A company due diligence checklist solves just that. 

This checklist is a comprehensive compilation of key areas to investigate, crucial documents to examine, and vital questions to ask. With each item checked off, you'll be able to piece together a clearer picture of the risks and opportunities that lie ahead.

What is due diligence?

Due diligence is an in-depth investigation wherein a company or individual undertakes thorough research into a business, asset, or an opportunity before proceeding with the said transaction. Due diligence verifies facts against a background of collected and reviewed detailed information to educate the client on potential risks and challenges which may arise concerning the deal. Due diligence, when commonly applied to merger and acquisition cases, partnerships, and investments, means verification of information and assurance that a transparent view of the potential benefits and liabilities is obtained. The decision-makers can thereby analyze the financial position, records, legal obligations, operational assets, and intellectual property of a company to make well-informed choices that reduce risk and optimize success in the transaction.

Why due diligence?

Due diligence guards against unexpected pitfalls by ensuring every angle is considered in a deal. Example:

  • Identify hidden risks that may impact deal value

Due diligence underlines the risks that might not be evident from the beginning, like unsettled litigation, high labor turnover, or obsolete equipment that could impact the value of the transaction.

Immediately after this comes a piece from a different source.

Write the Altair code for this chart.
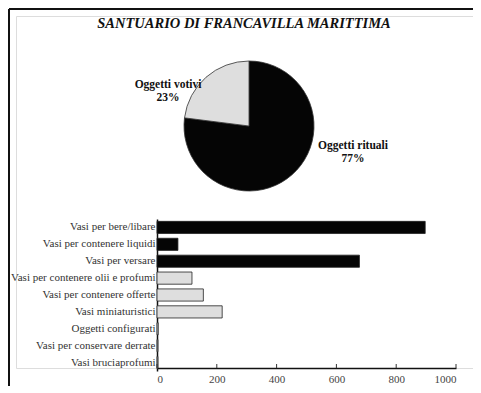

  • Steer towards better decisions with crystal clear vision.

It would enable the decision makers to negotiate better terms or make the necessary adjustment, as far as possible, by understanding the assets, debts, and overall performance of a company.

  • Transparency by Design
“I was responsible for helping outside counsel negotiate the stock purchase agreement as well as leading legal due diligence. For the latter, we created a cloud-based data room and Google spreadsheet to track and assign each round of requests. When I had the due diligence call with investors' counsel, I could quickly click into documents from the dashboard when they asked about something rather than having to go off of memory.”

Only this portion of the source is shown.